Divergence and step by step path tracing

Hello,

I am trying to implement a path tracing renderer with OptiX, and I am wondering how efficient OptiX is at minimizing divergence. I already have it working with diffuse material, but I would like some information before proceeding forward and adding other materials.

To explain a little bit, at every step of tracing a path, I update the ray information with the material information that it has just intersected, then decide on whether or not to terminate the ray. If not, I then recast the ray according to a random material (if one object is partly glossy, partly diffuse, and partly reflective that makes 3 possible different BRDF computations) and so on and so on…
Because at every step, rays can either be emitted according to different BRDFs, sometimes secondary rays are cast (for direct lightning estimation), and sometimes even terminated (the choice of terminating a ray is random), this creates divergence.
So I have thought of 2 choices.

  • Assume OptiX is good at minimizing divergence and do it naively.
    OR
  • Do the computation step by step. Let me explain my idea a bit :
    I have a “pool” of diffuse rays, a “pool” of glossy rays and so forth…
  1. Find a pool that is sufficiently full and make it the actual pool. If none found, then select the camera for starting new paths as the actual pool.
  2. Trace all the rays from the actual pool, which include BRDF computation (in this way we only use a single BRDF/raygen program at every step).
  3. Upon intersection, update the ray information with the material from the intersected object.

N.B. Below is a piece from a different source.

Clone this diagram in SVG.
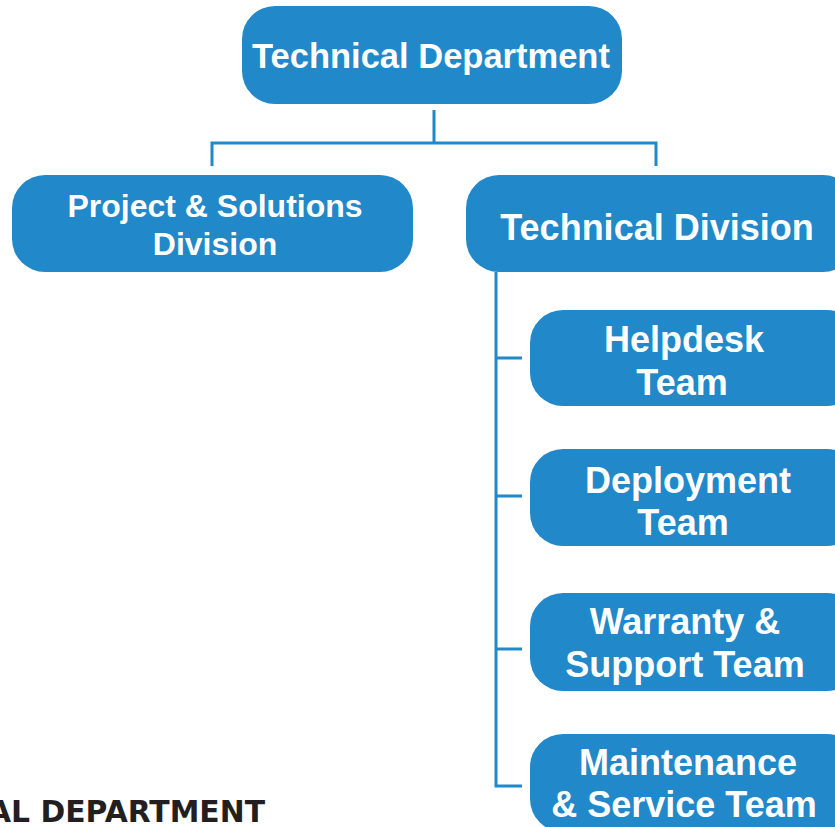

Choose whether to retrace a ray or not. If yes, select a material randomly and put the ray in the appropriate ray "pool". If no, accumulate the ray result in the appropriate output buffer.
  4. Back to step 1

But the biggest problem with this is that I do not know how to implement these “pools” of rays.
In my implementation, some part of the scene can be much more difficult to render than others, so I would trace way more paths for one pixel than for another, so I do not think using buffers that reflect that would work.

So, is OptiX able to efficiently manage diverging programs, or should I find a way to remove divergence? Any tip or link to papers for the second part?

Thank you in advance.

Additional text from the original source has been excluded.